Many would be hard-pressed to focus on business when in the presence of one of the world's most beautiful women.

Not so for Cineplex Inc. chief executive officer Ellis Jacob. In August, 2007, at a luncheon in downtown Toronto with the heavyweights of the Indian film industry, he had other things on his mind besides the stunning Bollywood superstar at his table, Aishwarya Rai Bachchan. He was focused on the buzz that the "Bollywood Oscars" - the International Indian Film Academy awards (IIFA) - could be coming to Toronto.

Mr. Jacob knew it would be a marketing coup for his company to be involved with the festival.
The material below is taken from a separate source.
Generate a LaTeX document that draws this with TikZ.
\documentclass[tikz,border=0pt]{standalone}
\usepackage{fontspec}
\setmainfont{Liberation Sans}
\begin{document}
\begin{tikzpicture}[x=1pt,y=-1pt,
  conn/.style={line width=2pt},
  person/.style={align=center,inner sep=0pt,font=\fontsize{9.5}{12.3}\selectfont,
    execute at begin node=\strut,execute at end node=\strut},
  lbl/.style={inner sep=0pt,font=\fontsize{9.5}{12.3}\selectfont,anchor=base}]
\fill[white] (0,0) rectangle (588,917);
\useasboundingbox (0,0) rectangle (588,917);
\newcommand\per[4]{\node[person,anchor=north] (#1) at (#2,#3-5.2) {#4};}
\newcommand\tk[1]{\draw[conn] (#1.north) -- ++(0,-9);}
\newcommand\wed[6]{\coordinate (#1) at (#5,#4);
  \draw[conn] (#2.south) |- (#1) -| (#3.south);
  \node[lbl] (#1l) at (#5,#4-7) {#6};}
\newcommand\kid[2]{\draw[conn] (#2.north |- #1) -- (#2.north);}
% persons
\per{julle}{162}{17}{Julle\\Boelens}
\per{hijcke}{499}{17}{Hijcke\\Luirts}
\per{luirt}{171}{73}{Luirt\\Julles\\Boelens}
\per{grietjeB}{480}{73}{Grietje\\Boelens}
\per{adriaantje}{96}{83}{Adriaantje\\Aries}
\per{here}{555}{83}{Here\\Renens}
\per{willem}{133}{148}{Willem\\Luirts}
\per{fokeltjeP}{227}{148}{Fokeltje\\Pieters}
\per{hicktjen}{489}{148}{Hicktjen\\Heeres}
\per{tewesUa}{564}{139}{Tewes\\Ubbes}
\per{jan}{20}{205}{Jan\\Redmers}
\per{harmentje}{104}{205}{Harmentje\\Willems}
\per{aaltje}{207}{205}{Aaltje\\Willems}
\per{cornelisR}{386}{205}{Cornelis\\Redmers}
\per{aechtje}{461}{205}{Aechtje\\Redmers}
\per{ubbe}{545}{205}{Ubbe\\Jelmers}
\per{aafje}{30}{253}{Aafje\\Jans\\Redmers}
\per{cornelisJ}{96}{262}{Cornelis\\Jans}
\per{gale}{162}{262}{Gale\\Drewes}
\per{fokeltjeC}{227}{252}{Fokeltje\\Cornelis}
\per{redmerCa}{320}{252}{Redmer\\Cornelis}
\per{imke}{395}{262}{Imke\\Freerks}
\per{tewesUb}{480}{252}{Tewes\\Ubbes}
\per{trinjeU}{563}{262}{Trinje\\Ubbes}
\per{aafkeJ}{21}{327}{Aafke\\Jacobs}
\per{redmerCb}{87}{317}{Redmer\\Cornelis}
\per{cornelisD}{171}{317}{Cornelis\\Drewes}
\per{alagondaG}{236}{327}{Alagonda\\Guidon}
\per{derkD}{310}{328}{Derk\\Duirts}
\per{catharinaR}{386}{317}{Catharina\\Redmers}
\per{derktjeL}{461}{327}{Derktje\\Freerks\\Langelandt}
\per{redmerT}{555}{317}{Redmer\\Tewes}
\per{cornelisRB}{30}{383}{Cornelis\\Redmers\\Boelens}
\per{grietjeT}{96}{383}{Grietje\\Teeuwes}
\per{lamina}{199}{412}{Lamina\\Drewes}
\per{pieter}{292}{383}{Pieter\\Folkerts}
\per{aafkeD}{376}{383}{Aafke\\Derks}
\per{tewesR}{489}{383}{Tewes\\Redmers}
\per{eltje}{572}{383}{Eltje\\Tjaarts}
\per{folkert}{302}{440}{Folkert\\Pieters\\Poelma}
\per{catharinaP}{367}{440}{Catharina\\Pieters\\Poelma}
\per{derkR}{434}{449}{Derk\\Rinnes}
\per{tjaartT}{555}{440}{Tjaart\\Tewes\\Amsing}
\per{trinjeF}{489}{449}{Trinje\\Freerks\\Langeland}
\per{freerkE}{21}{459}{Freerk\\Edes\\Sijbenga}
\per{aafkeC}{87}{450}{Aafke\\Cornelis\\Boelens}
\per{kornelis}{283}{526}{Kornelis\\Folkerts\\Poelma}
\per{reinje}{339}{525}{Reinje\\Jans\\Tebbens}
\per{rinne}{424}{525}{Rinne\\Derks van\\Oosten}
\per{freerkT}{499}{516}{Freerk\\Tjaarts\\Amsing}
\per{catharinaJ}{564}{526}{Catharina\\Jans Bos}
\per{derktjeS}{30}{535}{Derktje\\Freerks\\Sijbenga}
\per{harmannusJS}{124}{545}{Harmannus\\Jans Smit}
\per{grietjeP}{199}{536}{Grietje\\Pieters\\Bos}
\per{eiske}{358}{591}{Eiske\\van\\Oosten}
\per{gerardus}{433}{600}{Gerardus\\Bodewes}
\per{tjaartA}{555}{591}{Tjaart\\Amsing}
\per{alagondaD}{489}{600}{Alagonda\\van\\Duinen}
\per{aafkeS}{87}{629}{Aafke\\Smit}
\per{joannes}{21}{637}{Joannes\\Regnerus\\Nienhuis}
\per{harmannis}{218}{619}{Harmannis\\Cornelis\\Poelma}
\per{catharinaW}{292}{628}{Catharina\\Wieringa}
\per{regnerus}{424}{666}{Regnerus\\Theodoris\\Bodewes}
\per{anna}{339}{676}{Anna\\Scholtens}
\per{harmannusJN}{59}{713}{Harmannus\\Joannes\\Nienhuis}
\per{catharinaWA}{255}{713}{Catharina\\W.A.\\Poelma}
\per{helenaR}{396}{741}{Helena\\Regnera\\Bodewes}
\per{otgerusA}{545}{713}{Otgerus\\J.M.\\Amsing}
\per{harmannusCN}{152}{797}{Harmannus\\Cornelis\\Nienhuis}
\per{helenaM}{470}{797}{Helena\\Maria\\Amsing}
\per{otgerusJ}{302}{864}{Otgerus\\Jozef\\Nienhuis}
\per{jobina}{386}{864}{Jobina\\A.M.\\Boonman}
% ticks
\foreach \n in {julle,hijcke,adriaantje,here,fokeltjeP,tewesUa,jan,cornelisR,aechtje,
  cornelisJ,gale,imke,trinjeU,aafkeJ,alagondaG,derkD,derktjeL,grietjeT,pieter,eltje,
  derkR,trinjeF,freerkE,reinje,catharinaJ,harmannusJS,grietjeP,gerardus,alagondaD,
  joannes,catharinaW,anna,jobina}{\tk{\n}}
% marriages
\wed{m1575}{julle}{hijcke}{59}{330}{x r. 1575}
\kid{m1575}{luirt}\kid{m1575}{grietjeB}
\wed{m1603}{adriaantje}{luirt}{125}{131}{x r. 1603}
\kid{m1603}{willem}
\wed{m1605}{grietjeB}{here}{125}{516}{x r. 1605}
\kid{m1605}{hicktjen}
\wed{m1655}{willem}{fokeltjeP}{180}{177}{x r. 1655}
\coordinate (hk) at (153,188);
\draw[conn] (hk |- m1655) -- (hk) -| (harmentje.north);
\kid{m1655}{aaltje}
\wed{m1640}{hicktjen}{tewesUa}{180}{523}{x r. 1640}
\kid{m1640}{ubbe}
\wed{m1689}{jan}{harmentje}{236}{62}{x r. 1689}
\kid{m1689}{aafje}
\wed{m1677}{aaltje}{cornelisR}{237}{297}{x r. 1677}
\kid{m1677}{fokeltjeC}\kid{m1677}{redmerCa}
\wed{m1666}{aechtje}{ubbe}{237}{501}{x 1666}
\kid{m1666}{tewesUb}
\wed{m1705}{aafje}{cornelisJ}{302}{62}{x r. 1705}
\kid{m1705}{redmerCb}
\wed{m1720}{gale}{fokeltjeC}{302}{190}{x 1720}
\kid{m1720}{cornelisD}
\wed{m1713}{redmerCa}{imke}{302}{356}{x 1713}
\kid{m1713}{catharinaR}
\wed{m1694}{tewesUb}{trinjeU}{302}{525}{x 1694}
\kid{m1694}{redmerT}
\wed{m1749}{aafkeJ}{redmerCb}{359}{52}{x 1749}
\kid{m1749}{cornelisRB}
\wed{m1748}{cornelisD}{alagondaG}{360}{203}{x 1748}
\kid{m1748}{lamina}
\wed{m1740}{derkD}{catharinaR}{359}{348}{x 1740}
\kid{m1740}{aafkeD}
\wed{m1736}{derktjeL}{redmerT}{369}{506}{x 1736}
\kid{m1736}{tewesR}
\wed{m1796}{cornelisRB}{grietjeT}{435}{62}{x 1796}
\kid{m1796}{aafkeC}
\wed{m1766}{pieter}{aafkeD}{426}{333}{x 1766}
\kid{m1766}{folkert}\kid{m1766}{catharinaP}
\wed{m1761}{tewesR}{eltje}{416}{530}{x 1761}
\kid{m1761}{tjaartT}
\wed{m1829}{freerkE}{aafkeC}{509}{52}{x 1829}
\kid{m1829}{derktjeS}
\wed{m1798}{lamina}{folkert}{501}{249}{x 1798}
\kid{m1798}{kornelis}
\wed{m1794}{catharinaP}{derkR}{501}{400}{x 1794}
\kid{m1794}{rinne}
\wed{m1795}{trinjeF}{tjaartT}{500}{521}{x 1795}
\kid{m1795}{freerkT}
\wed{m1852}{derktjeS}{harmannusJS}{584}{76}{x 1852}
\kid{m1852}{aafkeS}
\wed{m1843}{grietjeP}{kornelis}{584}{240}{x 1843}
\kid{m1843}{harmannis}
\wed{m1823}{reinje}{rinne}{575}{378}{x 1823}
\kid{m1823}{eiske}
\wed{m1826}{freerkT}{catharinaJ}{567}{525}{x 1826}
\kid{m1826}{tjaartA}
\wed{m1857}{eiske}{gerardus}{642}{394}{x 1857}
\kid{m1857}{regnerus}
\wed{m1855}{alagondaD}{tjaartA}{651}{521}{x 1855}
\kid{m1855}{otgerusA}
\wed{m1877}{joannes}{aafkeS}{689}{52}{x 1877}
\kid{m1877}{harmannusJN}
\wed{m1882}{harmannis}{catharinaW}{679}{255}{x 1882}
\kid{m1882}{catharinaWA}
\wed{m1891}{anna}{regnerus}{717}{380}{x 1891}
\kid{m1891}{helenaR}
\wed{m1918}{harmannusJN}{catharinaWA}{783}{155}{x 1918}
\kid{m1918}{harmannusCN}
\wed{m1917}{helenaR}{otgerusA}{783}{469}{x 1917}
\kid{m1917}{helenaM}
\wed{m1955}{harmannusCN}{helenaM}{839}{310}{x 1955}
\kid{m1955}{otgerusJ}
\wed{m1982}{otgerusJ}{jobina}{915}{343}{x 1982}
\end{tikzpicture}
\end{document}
Cineplex had been showing Bollywood movies since the nineties, and in some of its theatres Indian titles out-gross Hollywood ticket sales by a long shot. Mr. Jacob wanted to make sure the community of Bollywood lovers would continue to see his theatres as a destination.

"We've been committed to it as a company for the longest time … There's a great desire for us to continue to grow that business," he said in a recent interview.
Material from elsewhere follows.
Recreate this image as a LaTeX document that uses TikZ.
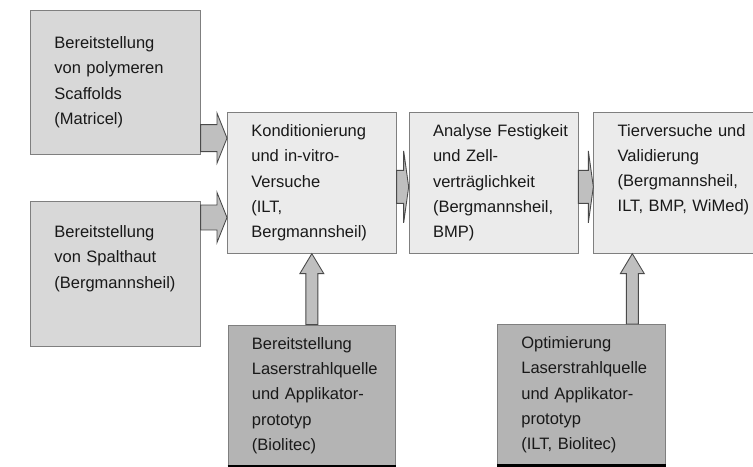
\documentclass[tikz,border=0pt]{standalone}
\usepackage{fontspec}
\setmainfont{Liberation Sans}
\usepackage{xcolor}
\usetikzlibrary{positioning,calc}
\definecolor{frame}{HTML}{7F7F7F}
\definecolor{supply}{HTML}{D8D8D8}
\definecolor{work}{HTML}{EBEBEB}
\definecolor{laser}{HTML}{B4B4B4}
\definecolor{flow}{HTML}{BFBFBF}
\definecolor{edge}{HTML}{4A4A4A}

\begin{document}
\begin{tikzpicture}[
  x=0.02cm, y=-0.02cm,
  font=\fontsize{9.4}{14.4}\selectfont,
  execute at begin node={\hyphenpenalty=10000\leftskip=0.48cm},
  box/.style={draw=frame,align=left,inner xsep=0pt,inner ysep=0pt,text=black!90},
  supbox/.style={box,fill=supply,text width=3.4cm,minimum height=2.88cm},
  workbox/.style={box,fill=work,text width=3.38cm,minimum height=2.82cm},
  laserbox/.style={box,fill=laser,text width=3.36cm,minimum height=2.82cm},
  blk/.style={draw=edge,fill=flow,line width=0.5pt},
  blkr/.style n args={3}{blk,to path={let \p1=(\tikztostart), \p2=(\tikztotarget) in
    (\x1,\y1+#1) -- (\x2-#3,\y2+#1) -- (\x2-#3,\y2+#2) -- (\tikztotarget)
    -- (\x2-#3,\y2-#2) -- (\x2-#3,\y2-#1) -- (\x1,\y1-#1) -- cycle}},
  blku/.style n args={3}{blk,to path={let \p1=(\tikztostart), \p2=(\tikztotarget) in
    (\x1-#1,\y1) -- (\x2-#1,\y2-#3) -- (\x2-#2,\y2-#3) -- (\tikztotarget)
    -- (\x2+#2,\y2-#3) -- (\x2+#1,\y2-#3) -- (\x1+#1,\y1) -- cycle}}]
  \useasboundingbox (0,0) rectangle (753,466);
  \node[supbox,anchor=north west] (scaf) at (30,10) {Bereitstellung\\von polymeren\\Scaffolds\\(Matricel)};
  \node[supbox,anchor=north west,minimum height=2.9cm,text depth=1.69cm] (skin) at (30,201) {Bereitstellung\\von Spalthaut\\(Bergmannsheil)};
  \node[workbox,anchor=north west] (cond) at (227,112) {Konditionierung\\und in-vitro-\\Versuche\\(ILT,\\Bergmannsheil)};
  \node[workbox,right=0.24cm of cond] (anal) {Analyse Festigkeit\\und Zell-\\verträglichkeit\\(Bergmannsheil,\\BMP)};
  \node[workbox,right=0.3cm of anal,text width=3.4cm,text depth=2.11cm] (tier) {Tierversuche und\\Validierung\\(Bergmannsheil,\\ILT, BMP, WiMed)};
  \node[laserbox,below=1.42cm of cond] (lasr) {Bereitstellung\\Laserstrahlquelle\\und Applikator-\\prototyp\\(Biolitec)};
  \node[laserbox,anchor=north west] (optm) at (497,324) {Optimierung\\Laserstrahlquelle\\und Applikator-\\prototyp\\(ILT, Biolitec)};
  \draw[line width=0.06cm] (lasr.south west) -- (lasr.south east);
  \draw[line width=0.06cm] (optm.south west) -- (optm.south east);
  % block arrows
  \coordinate (scafout) at ([yshift=0.33cm]scaf.south east);
  \coordinate (skinout) at ([yshift=-0.33cm]skin.north east);
  \coordinate (condout) at ([yshift=-0.08cm]cond.east);
  \coordinate (analout) at ([yshift=-0.08cm]anal.east);
  \coordinate (optmout) at ([xshift=1.02cm]optm.north);
  \draw[blkr={0.27cm}{0.5cm}{0.2cm}] (scafout) to (cond.west |- scafout);
  \draw[blkr={0.25cm}{0.5cm}{0.2cm}] (skinout) to (cond.west |- skinout);
  \draw[blkr={0.33cm}{0.72cm}{0.1cm}] (condout) to (anal.west |- condout);
  \draw[blkr={0.33cm}{0.72cm}{0.1cm}] (analout) to (tier.west |- analout);
  \draw[blku={0.12cm}{0.24cm}{0.4cm}] (lasr.north) to (cond.south);
  \draw[blku={0.12cm}{0.24cm}{0.4cm}] (optmout) to (tier.south -| optmout);
\end{tikzpicture}
\end{document}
He had to wait a while. But in January this year, when IIFA announced that Toronto would be the first North American city to host the awards, the organizers came to him.

"Cineplex was our first point of call because we know that they are so involved with showing South Asian films already, and they have a wonderful presence with this community," IIFA project head Noreen Khan said.
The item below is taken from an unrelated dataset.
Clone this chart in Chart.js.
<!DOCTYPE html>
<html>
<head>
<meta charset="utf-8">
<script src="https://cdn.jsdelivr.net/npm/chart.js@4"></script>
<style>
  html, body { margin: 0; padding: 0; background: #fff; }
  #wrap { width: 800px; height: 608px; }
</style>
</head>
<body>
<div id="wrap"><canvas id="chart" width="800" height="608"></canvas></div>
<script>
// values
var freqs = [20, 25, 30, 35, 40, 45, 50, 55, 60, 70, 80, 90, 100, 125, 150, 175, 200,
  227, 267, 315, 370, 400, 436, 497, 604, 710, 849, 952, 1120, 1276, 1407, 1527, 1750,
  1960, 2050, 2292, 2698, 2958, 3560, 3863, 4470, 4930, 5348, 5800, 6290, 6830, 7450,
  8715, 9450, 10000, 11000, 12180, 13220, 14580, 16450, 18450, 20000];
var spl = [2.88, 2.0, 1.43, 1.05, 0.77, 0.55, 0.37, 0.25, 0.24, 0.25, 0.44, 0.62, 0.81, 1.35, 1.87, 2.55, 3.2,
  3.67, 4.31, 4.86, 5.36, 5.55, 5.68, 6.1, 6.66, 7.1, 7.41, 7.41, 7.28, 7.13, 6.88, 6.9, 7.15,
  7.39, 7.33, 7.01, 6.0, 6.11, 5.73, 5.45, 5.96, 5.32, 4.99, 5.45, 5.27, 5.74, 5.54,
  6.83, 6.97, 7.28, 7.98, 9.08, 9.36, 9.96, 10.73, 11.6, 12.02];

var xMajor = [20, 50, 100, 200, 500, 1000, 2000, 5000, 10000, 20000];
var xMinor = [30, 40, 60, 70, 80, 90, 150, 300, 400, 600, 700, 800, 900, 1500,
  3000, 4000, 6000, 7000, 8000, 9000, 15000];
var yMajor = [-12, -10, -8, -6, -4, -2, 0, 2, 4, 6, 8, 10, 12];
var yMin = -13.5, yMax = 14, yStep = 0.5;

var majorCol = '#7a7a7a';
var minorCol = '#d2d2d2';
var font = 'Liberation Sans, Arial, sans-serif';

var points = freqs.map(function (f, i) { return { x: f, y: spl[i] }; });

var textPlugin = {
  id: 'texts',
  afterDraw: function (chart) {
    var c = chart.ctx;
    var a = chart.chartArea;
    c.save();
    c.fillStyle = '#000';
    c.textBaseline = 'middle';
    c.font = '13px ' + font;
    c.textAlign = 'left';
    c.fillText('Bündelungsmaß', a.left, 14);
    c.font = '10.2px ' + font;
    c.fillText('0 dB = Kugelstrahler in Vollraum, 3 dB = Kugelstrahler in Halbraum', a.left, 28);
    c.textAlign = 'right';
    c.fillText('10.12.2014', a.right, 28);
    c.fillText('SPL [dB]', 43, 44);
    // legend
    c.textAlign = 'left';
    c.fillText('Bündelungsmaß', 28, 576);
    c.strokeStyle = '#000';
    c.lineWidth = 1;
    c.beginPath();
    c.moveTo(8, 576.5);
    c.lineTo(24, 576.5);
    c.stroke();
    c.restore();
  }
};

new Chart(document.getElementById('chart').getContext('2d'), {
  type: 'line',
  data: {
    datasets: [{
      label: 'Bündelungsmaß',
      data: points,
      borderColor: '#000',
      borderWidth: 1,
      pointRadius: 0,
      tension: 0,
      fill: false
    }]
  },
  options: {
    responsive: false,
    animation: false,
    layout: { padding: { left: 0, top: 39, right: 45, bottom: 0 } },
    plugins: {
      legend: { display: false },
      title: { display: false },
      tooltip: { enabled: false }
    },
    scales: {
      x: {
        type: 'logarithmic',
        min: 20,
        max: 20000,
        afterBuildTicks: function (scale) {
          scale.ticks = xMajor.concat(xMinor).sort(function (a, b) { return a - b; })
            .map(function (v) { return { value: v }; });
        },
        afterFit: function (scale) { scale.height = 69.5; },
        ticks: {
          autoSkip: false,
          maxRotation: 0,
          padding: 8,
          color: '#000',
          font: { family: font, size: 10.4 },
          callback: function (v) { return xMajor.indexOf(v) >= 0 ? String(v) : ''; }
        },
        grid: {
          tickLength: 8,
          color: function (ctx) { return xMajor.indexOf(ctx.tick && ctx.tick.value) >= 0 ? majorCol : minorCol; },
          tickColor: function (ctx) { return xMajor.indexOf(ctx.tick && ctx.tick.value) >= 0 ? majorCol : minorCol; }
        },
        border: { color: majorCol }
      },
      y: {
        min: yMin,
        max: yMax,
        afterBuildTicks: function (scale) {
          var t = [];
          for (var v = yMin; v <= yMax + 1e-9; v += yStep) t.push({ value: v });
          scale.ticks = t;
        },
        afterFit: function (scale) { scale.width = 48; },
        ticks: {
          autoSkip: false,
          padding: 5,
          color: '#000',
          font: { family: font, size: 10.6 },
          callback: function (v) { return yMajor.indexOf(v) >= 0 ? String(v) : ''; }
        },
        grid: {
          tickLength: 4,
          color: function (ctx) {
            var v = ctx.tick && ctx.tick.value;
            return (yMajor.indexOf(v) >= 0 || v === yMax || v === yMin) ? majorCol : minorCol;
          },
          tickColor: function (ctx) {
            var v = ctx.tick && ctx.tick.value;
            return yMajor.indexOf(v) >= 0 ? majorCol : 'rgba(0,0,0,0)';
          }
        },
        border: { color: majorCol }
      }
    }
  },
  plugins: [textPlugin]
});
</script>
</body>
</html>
This weekend, Cineplex will be the exclusive cinema partner for the film festival accompanying the awards. Cineplex will also host two invitation-only film premieres during the festival: Double Dhamaal - a comedy directed by Indra Kumar, a sequel to his 2007 film - and family comedy Chillar Party, produced by Bollywood star Salman Khan.

The market in Canada for Bollywood movies has been on the rise in recent years. One-quarter of all visible minorities in the country are South Asian; 1.62 million people identified themselves as South Asian in 2006, making them the largest visible minority group in the country. And with that growth, Cineplex's Bollywood business has boomed: It recorded its highest-ever ticket sales for the genre last year.

When Prime Minister Stephen Harper wanted to appeal to the South Asian community during his campaign this election season, he scheduled an appearance with a Bollywood star, Akshay Kumar, and he did it at a Cineplex theatre (the SilverCity complex in Brampton that will host the massive Double Dhamaal premiere on Thursday.)

In fact, Bollywood has been a testing ground for the company in moving beyond the Hollywood box office. The success of its Hindi and Punjabi offerings led Cineplex to branch out, first with Tamil movies and then to other foreign-language films, such as Filipino and Chinese. Cineplex's burgeoning "alternative" exhibition business - which encapsulates everything from these international movies to its popular showings of opera performances, screenings of Olympic events last year, and upcoming 3D broadcasts from Wimbledon next week - all stem from the fact that Bollywood proved there was money to be made beyond U.S. blockbusters.

Mr. Jacob was not surprised by this. Born and raised in Calcutta, he immigrated to Montreal in 1968 at the age of 15, and remains a Bollywood fan.

The test for the IIFA events is not just whether Cineplex can expand its footprint within the South Asian community; but whether so-called "alternative" Bollywood content could be marketed to a mainstream audience.

"I think very much so. It will be a great help in getting the level of interest and awareness up," Mr. Jacob said.

Ms. Khan has seen it happen. After IIFA went to Amsterdam in 2005, for example, cinema partner Pathé began showing Bollywood films in its theatres, capitalizing on the buzz of the awards.

"It's grown hugely in the last few years wherever we've gone. … There's so much song and dance in Bollywood films, it's a universal language."